JIM OVELMEN
Facsimiles of Animation Practice into Contemporary Art:
Fractured Expectations and Sidetrippin'

PART 2

 

JULIAN OPIE

British Artist, JULIAN OPIE, born 1958 and attending Goldsmith School of Art, achieved early success just out of Art School when he was picked-up by Lisson Gallery in London. Opie’s early work showed a humorous slant and sarcastic attitude toward art history and hierarchies of art practice. As a young artist during the 80’s, he borrowed from “non-art” conventions by pillaging mainstream culture. He was doing what Warhol, Oldenburg and Lichtenstein were doing, but blending pop with minimalism. (ala early Jeff Koons). An anti-authoritarian and anti-specialist mood informed the attitude of the 80’s, and ecouraged artists to trash systems of knowledge and fragment boundaries between art and everyday life. This was the nest of Opie. (here)

His first solo show at Lisson rode highly upon minimalism, (here) yet with an arguably irreverent attitude.
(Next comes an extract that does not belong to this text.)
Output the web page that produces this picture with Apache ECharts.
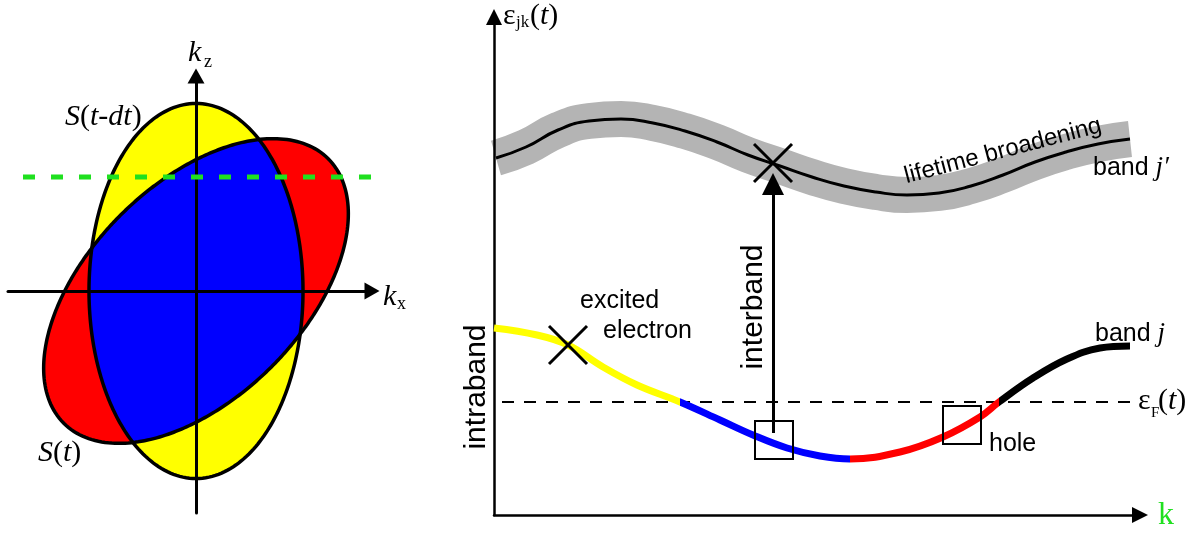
<!DOCTYPE html>
<html>
<head>
<meta charset="utf-8">
<style>
  html, body { margin: 0; padding: 0; background: #fff; }
  #main { width: 1200px; height: 533px; }
</style>
<script src="https://cdn.jsdelivr.net/npm/echarts@6/dist/echarts.min.js"></script>
</head>
<body>
<div id="main"></div>
<script>
// ---- left panel: the two Fermi surfaces (units: 100 px, centred on origin)
var ellipseNames = ['S(t-dt)', 'S(t)'];
var ellipseMajor = [1.875, 1.87];
var ellipseMinor = [1.07, 1.07];
var ellipseAngle = [90, 45];          // major axis angle vs kx, degrees
var ellipseColors = ['#ffff00', '#ff0000'];
var overlapColor = '#0000ff';
var cutK = [-1.73, 1.76];             // green dashed cut
var cutKz = 1.14;

// ---- right panel: band j' (upper) and band j (lower)
var kUpper = [0.02, 0.32, 0.64, 0.95, 1.27, 1.59, 1.91, 2.23, 2.54, 2.86, 3.18, 3.50, 3.82, 4.13, 4.45, 4.77, 5.09, 5.41, 5.72, 6.04, 6.36];
var eUpper = [3.57, 3.68, 3.85, 3.94, 3.96, 3.92, 3.84, 3.73, 3.60, 3.49, 3.38, 3.29, 3.23, 3.20, 3.22, 3.29, 3.40, 3.53, 3.63, 3.71, 3.76];
var kLower = [0, 0.43, 0.74, 1.09, 1.43, 1.86, 2.26, 2.59, 2.93, 3.26, 3.56, 4.06, 4.49, 4.86, 5.05, 5.39, 5.73, 6.06, 6.36];
var eLower = [1.87, 1.80, 1.70, 1.48, 1.30, 1.13, 0.95, 0.80, 0.67, 0.59, 0.56, 0.63, 0.78, 0.98, 1.13, 1.37, 1.56, 1.67, 1.69];
var lowerSplits = [1.86, 3.56, 5.05];
var lowerColors = ['#ffff00', '#0000ff', '#ff0000', '#000000'];
var fermiK = [0.08, 6.39];
var fermiE = 1.13;
var interbandK = 2.79;
var interbandE = [0.82, 3.31];
var crossK = [0.74, 2.79];
var crossE = [1.70, 3.52];
var boxK = [2.80, 4.68];
var boxE = [0.75, 0.90];

var SANS = 'Liberation Sans';
var SERIF = 'Liberation Serif';

function ellipseRadius(i, phi) {
  var th = ellipseAngle[i] * Math.PI / 180;
  var c = Math.cos(phi - th) / ellipseMajor[i];
  var s = Math.sin(phi - th) / ellipseMinor[i];
  return 1 / Math.sqrt(c * c + s * s);
}
function outline(radiusFn, api) {
  var pts = [];
  for (var d = 0; d < 360; d += 1) {
    var phi = d * Math.PI / 180, r = radiusFn(phi);
    pts.push(api.coord([r * Math.cos(phi), r * Math.sin(phi)]));
  }
  return pts;
}
function zip(a, b) {
  return a.map(function (v, i) { return [v, b[i]]; });
}

function axisOpts(grid, min, max, arrow, width) {
  return {
    gridIndex: grid, type: 'value', min: min, max: max, z: 4,
    axisLine: { onZero: true, symbol: ['none', 'triangle'], symbolSize: arrow,
      lineStyle: { color: '#000', width: width } },
    axisTick: { show: false }, axisLabel: { show: false }, splitLine: { show: false }
  };
}

function label(x, y, text, size, family, extra) {
  var el = { type: 'text', x: x, y: y, z: 100, silent: true,
    style: { text: text, fontSize: size, fontFamily: family, fill: '#000',
      align: 'left', verticalAlign: 'middle' } };
  if (extra) {
    for (var k in extra) {
      if (k === 'rotation') el.rotation = extra[k];
      else el.style[k] = extra[k];
    }
  }
  return el;
}
var serifRich = { i: { fontStyle: 'italic', fontFamily: SERIF, fontSize: 30 } };

var chart = echarts.init(document.getElementById('main'));
chart.setOption({
  animation: false,
  backgroundColor: '#fff',
  grid: [
    { left: 8, top: 76, width: 364, height: 437, outerBoundsMode: 'none' },
    { left: 494, top: 17, width: 646, height: 498, outerBoundsMode: 'none' }
  ],
  xAxis: [
    axisOpts(0, -1.88, 1.76, [17, 15], 3),
    axisOpts(1, 0, 6.46, [16, 16], 2.5)
  ],
  yAxis: [
    axisOpts(0, -2.22, 2.15, [17, 15], 3),
    axisOpts(1, 0, 4.98, [16, 16], 2.5)
  ],
  visualMap: [{
    type: 'piecewise', show: false, dimension: 0, seriesIndex: 6,
    pieces: [
      { lt: lowerSplits[0], color: lowerColors[0] },
      { gte: lowerSplits[0], lt: lowerSplits[1], color: lowerColors[1] },
      { gte: lowerSplits[1], lt: lowerSplits[2], color: lowerColors[2] },
      { gte: lowerSplits[2], color: lowerColors[3] }
    ]
  }],
  series: [
    { // 0 ellipse fills
      type: 'custom', xAxisIndex: 0, yAxisIndex: 0, z: 1, silent: true,
      data: ellipseNames.map(function () { return [0, 0]; }),
      renderItem: function (params, api) {
        var i = params.dataIndex;
        return { type: 'polygon',
          shape: { points: outline(function (p) { return ellipseRadius(i, p); }, api) },
          style: { fill: ellipseColors[i], stroke: 'none' } };
      }
    },
    { // 1 overlap
      type: 'custom', xAxisIndex: 0, yAxisIndex: 0, z: 2, silent: true,
      data: [[0, 0]],
      renderItem: function (params, api) {
        return { type: 'polygon',
          shape: { points: outline(function (p) {
            return Math.min(ellipseRadius(0, p), ellipseRadius(1, p));
          }, api) },
          style: { fill: overlapColor, stroke: 'none' } };
      }
    },
    { // 2 outlines
      type: 'custom', xAxisIndex: 0, yAxisIndex: 0, z: 3, silent: true,
      data: ellipseNames.map(function () { return [0, 0]; }),
      renderItem: function (params, api) {
        var i = params.dataIndex;
        return { type: 'polygon',
          shape: { points: outline(function (p) { return ellipseRadius(i, p); }, api) },
          style: { fill: 'none', stroke: '#000', lineWidth: 3.5 } };
      }
    },
    { // 3 green cut
      type: 'line', xAxisIndex: 0, yAxisIndex: 0, z: 6, silent: true,
      data: cutK.map(function (k) { return [k, cutKz]; }),
      showSymbol: false,
      lineStyle: { color: '#1fe01f', width: 5, type: [12, 16], cap: 'butt' }
    },
    { // 4 lifetime broadening
      type: 'line', xAxisIndex: 1, yAxisIndex: 1, z: 2, silent: true,
      data: zip(kUpper, eUpper), showSymbol: false, smooth: 0.5,
      lineStyle: { color: '#b4b4b4', width: 36, cap: 'butt' }
    },
    { // 5 band j'
      type: 'line', xAxisIndex: 1, yAxisIndex: 1, z: 3, silent: true,
      data: zip(kUpper, eUpper), showSymbol: false, smooth: 0.5,
      lineStyle: { color: '#000', width: 3 }
    },
    { // 6 band j
      type: 'line', xAxisIndex: 1, yAxisIndex: 1, z: 4, silent: true,
      data: zip(kLower, eLower), showSymbol: false, smooth: 0.4,
      lineStyle: { width: 7, cap: 'butt' }
    },
    { // 7 Fermi level
      type: 'line', xAxisIndex: 1, yAxisIndex: 1, z: 3, silent: true,
      data: fermiK.map(function (k) { return [k, fermiE]; }), showSymbol: false,
      lineStyle: { color: '#000', width: 2, type: [12, 10] }
    },
    { // 8 interband arrow
      type: 'lines', coordinateSystem: 'cartesian2d', xAxisIndex: 1, yAxisIndex: 1, z: 5,
      silent: true, symbol: ['none', 'triangle'], symbolSize: 22,
      lineStyle: { color: '#000', width: 3, opacity: 1 },
      data: [{ coords: [[interbandK, interbandE[0]], [interbandK, interbandE[1]]] }]
    },
    { // 9 crosses
      type: 'custom', xAxisIndex: 1, yAxisIndex: 1, z: 6, silent: true,
      data: zip(crossK, crossE),
      renderItem: function (params, api) {
        var p = api.coord([api.value(0), api.value(1)]), h = 19;
        var st = { stroke: '#000', lineWidth: 3 };
        return { type: 'group', children: [
          { type: 'line', shape: { x1: p[0] - h, y1: p[1] + h, x2: p[0] + h, y2: p[1] - h }, style: st },
          { type: 'line', shape: { x1: p[0] - h, y1: p[1] - h, x2: p[0] + h, y2: p[1] + h }, style: st }
        ] };
      }
    },
    { // 10 boxes
      type: 'custom', xAxisIndex: 1, yAxisIndex: 1, z: 6, silent: true,
      data: zip(boxK, boxE),
      renderItem: function (params, api) {
        var p = api.coord([api.value(0), api.value(1)]), h = 19;
        return { type: 'rect', shape: { x: p[0] - h, y: p[1] - h, width: 2 * h, height: 2 * h },
          style: { fill: 'none', stroke: '#000', lineWidth: 2 } };
      }
    }
  ],
  graphic: { elements: [
    label(65, 117, '{i|S}({i|t}-{i|dt})', 30, SERIF, { rich: serifRich }),
    label(38, 453, '{i|S}({i|t})', 30, SERIF, { rich: serifRich }),
    label(188, 53, 'k', 30, SERIF, { fontStyle: 'italic' }),
    label(204, 62, 'z', 18, SERIF),
    label(383, 297, 'k', 30, SERIF, { fontStyle: 'italic' }),
    label(397, 304, 'x', 18, SERIF),
    label(503, 16, 'ε', 30, SERIF),
    label(516, 23, 'jk', 17, SERIF),
    label(530, 16, '({i|t})', 30, SERIF, { rich: serifRich }),
    label(1138, 401, 'ε', 30, SERIF),
    label(1151, 413, 'F', 15, SERIF),
    label(1158, 401, '({i|t})', 30, SERIF, { rich: serifRich }),
    label(1158, 516, 'k', 32, SERIF, { fill: '#1fe01f' }),
    label(580, 301, 'excited', 25, SANS),
    label(603, 331, 'electron', 25, SANS),
    label(989, 444, 'hole', 25, SANS),
    label(1095, 334, 'band {j|j}', 25, SANS,
      { rich: { j: { fontStyle: 'italic', fontFamily: SERIF, fontSize: 27 } } }),
    label(1093, 168, 'band {j|j′}', 25, SANS,
      { rich: { j: { fontStyle: 'italic', fontFamily: SERIF, fontSize: 27 } } }),
    label(1003, 151, 'lifetime broadening', 24, SANS, { align: 'center', rotation: 0.257 }),
    label(754, 307, 'interband', 30, SANS, { align: 'center', rotation: Math.PI / 2 }),
    label(477, 387, 'intraband', 30, SANS, { align: 'center', rotation: Math.PI / 2 })
  ] }
});
</script>
</body>
</html>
Opie was using minimalism as just another pictoral style. (?) Critics worried about his slickness and irony, and accused his work of being pictoral.

Opie has since claimed that he has a style, and it is called a “non-style” …. Like Warhol, Opie explored the convergence of art and pop-culture, modalities of visual representation with ironically simple painting, drawing and sculpture…homing in on the mundane and what culture would deem: dreadfully boring. His work in the ‘80s dedicated to this kind of symbolic minimalism and cross-fed into his sculpture.(here)

Into the 90’s, Opies work more and more suggested narrative and animation
IMAGINE YOU ARE WALKING 1993, a sequence of stills, as if you are walking through a labyrinth. IMAGINE YOU ARE DRIVING offers paintings as animation stills, snapshots of everyday experience. Like Kentrdige, Opie arrives at animation by creeping slowly toward its language. Yet he could not be more different that Kentridge in attitude toward his subjects.

Since 1993, the computer took on greater and greater importance in his work into the late 90’s. Can this be considered a sidetrack away from painting? From ’94 on, the computer assumed a central role in Opie's practice, developing abstract space and realizing it perfectly; pitting realism of everyday life against representation. The lines in his drawings were now entirely rendered by the computer.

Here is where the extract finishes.